TAJ receives first connected party filings, audits begin
LOCAL COMPANIES for the first time have submitted returns which disclose their connected parties to Tax Administration Jamaica (TAJ) a requirement under the new transfer pricing law which aims to reduce revenue leakage.
The rules were adjusted under an amendment to the Income Tax Act and implemented last year.
Companies were required to file their first connected party returns by March 15 of this year, TAJ director of communications Meris Haughton said on Friday.
“Our auditors are now doing the audits of these returns,” she said.
TAJ is being assisted with the task by the Organisation for
Economic Cooperation and Development, which is providing technical support.
The transfer-pricing legislation is meant to curtail tax avoidance and is particularly focused on
cross-border transactions of large corporations and how those dealings are assessed for taxes.

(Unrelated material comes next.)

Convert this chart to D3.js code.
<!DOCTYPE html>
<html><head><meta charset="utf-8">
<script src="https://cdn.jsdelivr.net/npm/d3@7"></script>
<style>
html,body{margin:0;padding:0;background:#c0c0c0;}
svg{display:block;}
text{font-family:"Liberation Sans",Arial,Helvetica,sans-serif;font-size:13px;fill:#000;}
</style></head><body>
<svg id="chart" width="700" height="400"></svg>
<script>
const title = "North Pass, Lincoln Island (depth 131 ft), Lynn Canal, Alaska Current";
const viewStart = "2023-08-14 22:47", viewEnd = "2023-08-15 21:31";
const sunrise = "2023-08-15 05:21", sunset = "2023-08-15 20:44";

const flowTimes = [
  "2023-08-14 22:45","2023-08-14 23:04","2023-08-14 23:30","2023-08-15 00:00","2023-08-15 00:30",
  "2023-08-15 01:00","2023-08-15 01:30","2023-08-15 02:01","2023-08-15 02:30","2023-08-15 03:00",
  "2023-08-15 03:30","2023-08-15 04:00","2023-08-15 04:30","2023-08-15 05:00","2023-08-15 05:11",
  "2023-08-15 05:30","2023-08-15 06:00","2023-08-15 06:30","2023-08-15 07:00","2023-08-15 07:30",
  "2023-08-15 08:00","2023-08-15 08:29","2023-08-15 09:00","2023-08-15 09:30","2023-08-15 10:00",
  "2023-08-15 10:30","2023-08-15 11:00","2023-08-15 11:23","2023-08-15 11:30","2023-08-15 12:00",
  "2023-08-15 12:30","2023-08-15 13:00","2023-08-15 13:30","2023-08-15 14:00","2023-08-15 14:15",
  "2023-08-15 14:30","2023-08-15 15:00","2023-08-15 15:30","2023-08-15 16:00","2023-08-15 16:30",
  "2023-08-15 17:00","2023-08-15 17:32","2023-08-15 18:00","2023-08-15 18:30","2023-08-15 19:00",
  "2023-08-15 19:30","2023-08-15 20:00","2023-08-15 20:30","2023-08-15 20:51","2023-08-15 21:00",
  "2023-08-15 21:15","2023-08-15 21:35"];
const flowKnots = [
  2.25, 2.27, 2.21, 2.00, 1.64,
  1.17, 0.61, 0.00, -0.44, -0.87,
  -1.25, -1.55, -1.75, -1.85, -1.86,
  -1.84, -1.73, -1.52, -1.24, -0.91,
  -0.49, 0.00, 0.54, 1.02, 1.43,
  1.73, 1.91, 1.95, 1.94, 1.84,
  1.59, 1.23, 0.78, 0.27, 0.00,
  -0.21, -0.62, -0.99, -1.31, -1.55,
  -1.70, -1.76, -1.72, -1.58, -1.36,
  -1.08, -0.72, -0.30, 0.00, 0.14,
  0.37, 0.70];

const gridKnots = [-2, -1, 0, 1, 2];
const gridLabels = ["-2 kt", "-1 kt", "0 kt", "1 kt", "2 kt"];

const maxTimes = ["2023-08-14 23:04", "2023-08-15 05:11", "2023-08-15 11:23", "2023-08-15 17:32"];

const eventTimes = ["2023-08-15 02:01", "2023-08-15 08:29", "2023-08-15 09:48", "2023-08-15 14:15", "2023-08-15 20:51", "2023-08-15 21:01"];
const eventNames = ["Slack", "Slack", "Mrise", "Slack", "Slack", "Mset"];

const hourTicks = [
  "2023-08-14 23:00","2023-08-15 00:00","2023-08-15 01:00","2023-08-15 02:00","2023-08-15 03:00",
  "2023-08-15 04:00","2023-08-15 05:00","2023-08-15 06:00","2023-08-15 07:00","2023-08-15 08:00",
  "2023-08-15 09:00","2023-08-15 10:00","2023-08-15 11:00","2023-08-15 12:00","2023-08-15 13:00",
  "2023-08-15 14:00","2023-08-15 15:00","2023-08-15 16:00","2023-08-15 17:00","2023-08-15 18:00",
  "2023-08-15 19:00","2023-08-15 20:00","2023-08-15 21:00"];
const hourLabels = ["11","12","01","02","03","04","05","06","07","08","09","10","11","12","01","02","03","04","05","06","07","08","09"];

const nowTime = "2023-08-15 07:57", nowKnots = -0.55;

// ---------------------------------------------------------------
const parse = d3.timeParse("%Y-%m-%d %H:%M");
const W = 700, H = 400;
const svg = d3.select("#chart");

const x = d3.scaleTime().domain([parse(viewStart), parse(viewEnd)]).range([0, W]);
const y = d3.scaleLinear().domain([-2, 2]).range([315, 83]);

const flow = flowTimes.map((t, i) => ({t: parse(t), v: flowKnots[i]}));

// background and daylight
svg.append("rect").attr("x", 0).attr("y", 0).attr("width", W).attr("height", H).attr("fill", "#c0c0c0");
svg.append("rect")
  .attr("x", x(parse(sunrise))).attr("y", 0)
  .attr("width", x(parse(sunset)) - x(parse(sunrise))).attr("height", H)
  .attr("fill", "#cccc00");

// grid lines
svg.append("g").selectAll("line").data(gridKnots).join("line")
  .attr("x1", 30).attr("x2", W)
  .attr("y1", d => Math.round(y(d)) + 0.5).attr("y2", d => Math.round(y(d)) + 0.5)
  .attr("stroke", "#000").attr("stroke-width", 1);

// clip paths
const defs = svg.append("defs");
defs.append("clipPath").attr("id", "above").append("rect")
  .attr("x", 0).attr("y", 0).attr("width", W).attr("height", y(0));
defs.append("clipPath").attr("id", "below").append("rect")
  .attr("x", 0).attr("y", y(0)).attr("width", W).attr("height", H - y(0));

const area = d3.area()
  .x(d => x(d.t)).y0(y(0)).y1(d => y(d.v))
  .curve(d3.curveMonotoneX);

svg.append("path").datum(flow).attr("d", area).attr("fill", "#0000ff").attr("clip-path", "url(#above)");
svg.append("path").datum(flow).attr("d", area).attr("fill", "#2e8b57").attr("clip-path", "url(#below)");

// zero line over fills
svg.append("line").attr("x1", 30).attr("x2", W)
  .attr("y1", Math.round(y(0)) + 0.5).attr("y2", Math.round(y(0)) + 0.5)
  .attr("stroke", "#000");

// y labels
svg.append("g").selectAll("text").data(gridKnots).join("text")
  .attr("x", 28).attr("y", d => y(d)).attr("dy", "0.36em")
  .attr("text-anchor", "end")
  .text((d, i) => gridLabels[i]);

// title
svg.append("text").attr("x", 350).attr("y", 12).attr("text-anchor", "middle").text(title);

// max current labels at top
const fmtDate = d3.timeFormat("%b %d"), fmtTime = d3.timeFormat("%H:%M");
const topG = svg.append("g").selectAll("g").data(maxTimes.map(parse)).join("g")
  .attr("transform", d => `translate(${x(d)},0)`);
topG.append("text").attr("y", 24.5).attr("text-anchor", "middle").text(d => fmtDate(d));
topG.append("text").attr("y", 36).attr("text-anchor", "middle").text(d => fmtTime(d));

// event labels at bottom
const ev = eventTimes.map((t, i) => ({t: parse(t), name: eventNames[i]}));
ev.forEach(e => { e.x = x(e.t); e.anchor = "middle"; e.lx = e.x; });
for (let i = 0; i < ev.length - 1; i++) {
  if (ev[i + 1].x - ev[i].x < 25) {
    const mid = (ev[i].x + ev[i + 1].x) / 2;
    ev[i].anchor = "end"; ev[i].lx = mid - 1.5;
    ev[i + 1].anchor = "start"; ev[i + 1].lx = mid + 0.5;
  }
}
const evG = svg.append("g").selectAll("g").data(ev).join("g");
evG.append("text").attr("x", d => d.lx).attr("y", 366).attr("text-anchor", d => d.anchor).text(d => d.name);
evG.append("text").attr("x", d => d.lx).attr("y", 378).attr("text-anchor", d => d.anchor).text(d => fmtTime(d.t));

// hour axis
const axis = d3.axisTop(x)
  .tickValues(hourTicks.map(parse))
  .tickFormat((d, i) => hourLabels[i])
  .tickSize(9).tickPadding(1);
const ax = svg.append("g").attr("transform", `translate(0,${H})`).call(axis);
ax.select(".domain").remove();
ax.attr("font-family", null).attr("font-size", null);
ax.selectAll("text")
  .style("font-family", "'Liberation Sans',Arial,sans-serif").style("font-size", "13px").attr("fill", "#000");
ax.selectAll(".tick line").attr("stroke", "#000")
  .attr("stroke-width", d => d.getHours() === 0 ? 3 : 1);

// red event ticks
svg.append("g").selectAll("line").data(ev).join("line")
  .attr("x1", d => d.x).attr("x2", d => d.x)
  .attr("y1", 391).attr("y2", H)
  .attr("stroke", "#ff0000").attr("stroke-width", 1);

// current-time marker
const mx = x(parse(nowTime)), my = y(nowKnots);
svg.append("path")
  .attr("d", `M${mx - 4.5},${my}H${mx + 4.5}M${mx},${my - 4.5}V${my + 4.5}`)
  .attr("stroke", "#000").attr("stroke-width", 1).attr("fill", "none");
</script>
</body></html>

It places the onus on taxpayers who earn more than $500 million in a financial year to state in their annual returns the arm’s length consideration for connected transactions.
The Jamaican law is based on the OECD Transfer Pricing Guidelines for Multinational Enterprises and Tax Administrations.

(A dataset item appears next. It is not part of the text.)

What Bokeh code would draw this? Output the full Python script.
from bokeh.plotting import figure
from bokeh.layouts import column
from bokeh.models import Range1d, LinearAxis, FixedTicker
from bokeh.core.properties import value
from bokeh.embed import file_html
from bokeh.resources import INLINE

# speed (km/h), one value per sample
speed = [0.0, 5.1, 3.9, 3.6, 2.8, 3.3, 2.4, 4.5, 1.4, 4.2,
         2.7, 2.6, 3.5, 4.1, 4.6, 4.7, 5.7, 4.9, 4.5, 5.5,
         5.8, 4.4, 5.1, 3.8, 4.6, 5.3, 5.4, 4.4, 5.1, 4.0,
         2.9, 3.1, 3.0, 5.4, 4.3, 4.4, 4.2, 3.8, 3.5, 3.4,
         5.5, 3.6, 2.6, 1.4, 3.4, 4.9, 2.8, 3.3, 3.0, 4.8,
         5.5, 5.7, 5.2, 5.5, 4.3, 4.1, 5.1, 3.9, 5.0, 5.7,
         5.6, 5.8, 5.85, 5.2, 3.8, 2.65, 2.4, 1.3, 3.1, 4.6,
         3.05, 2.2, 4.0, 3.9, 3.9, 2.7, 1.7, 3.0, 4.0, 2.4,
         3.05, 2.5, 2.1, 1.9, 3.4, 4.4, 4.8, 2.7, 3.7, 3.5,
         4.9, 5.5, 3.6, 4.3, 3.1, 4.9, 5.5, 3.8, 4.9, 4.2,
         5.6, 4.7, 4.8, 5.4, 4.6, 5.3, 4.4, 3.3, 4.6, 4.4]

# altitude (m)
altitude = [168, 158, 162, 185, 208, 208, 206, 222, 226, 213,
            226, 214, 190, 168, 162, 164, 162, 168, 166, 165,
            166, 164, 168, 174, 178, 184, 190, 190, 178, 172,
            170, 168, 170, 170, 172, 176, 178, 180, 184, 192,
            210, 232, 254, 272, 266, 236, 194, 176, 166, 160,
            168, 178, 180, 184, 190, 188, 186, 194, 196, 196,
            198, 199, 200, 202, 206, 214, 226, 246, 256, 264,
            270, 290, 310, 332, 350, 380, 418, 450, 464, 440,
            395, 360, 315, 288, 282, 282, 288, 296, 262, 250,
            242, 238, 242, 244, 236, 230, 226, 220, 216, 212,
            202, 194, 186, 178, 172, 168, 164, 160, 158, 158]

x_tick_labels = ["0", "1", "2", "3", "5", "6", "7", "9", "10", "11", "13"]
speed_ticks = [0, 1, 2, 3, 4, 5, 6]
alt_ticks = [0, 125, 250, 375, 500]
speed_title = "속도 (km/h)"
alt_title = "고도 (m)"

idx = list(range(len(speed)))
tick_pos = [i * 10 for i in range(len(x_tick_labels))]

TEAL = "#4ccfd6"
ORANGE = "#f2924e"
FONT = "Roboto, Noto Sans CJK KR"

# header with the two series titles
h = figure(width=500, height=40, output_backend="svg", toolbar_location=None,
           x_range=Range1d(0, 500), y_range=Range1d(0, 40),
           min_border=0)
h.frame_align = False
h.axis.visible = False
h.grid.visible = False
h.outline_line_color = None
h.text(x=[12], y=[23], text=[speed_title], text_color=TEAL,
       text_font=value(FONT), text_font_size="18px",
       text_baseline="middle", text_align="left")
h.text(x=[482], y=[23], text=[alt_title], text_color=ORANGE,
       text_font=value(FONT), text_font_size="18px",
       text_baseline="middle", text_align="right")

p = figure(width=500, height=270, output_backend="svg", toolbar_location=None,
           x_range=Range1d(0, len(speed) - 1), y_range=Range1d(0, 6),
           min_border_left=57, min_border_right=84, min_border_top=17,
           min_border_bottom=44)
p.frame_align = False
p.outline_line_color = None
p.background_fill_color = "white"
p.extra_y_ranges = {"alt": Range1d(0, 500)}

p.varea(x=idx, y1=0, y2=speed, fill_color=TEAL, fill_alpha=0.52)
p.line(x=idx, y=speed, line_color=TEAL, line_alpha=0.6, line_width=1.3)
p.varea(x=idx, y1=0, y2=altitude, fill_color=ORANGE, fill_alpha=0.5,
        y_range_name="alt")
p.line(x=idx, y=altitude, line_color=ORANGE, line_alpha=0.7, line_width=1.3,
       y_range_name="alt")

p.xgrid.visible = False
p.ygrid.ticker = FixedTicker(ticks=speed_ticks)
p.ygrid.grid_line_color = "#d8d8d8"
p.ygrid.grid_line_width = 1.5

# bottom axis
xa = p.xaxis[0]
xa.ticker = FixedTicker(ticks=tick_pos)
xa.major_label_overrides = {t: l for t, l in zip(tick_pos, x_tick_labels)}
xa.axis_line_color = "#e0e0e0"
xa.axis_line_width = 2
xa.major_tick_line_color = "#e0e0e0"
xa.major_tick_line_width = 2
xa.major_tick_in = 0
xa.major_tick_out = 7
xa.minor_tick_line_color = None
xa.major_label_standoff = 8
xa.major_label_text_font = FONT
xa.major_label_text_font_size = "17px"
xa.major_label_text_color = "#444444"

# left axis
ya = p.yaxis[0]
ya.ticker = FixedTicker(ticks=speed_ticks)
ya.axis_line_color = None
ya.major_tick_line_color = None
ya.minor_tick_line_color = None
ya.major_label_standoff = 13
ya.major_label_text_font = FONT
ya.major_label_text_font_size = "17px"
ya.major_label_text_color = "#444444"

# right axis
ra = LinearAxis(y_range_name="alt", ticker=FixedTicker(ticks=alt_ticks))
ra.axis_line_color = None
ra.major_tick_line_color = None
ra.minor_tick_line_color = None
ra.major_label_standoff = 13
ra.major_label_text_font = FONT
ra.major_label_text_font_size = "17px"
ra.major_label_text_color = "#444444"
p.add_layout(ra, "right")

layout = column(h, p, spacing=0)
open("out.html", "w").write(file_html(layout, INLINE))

“Our aim is to ensure that the country is protected, in terms of revenue leakage from that angle,” Haughton said.
For many local companies and conglomerates, their parent either reside in another jurisdiction, where income tax requirements are less, or have overseas associates to whom payments of management fees, research and development, and general and administrative expenses are usually deductible for income tax purposes.
These deductions, however, must be made at arm’s length rates and the relevant withholding taxes deducted.
Jamaican government auditors will be checking to ensure that the arm’s length consideration or transfer pricing declared by the taxpayer a comparable to a transaction with an independent party.
The law places the burden on the tax filer to prove that the transaction is arm’s length, using a method of calculation that satisfies the tax commissioner.
As previously noted by auditing firm KPMG, the legislation applies to transactions even between unconnected parties if the non-Jamaican entity is in a tax haven.
In addition, it takes into account the use of captive insurance companies, that is, insurance companies established by a parent group with the specific objective of covering the risks to which the parent is exposed.
The law proposes fines of up to $2 million or imprisonment up to a year for breaches.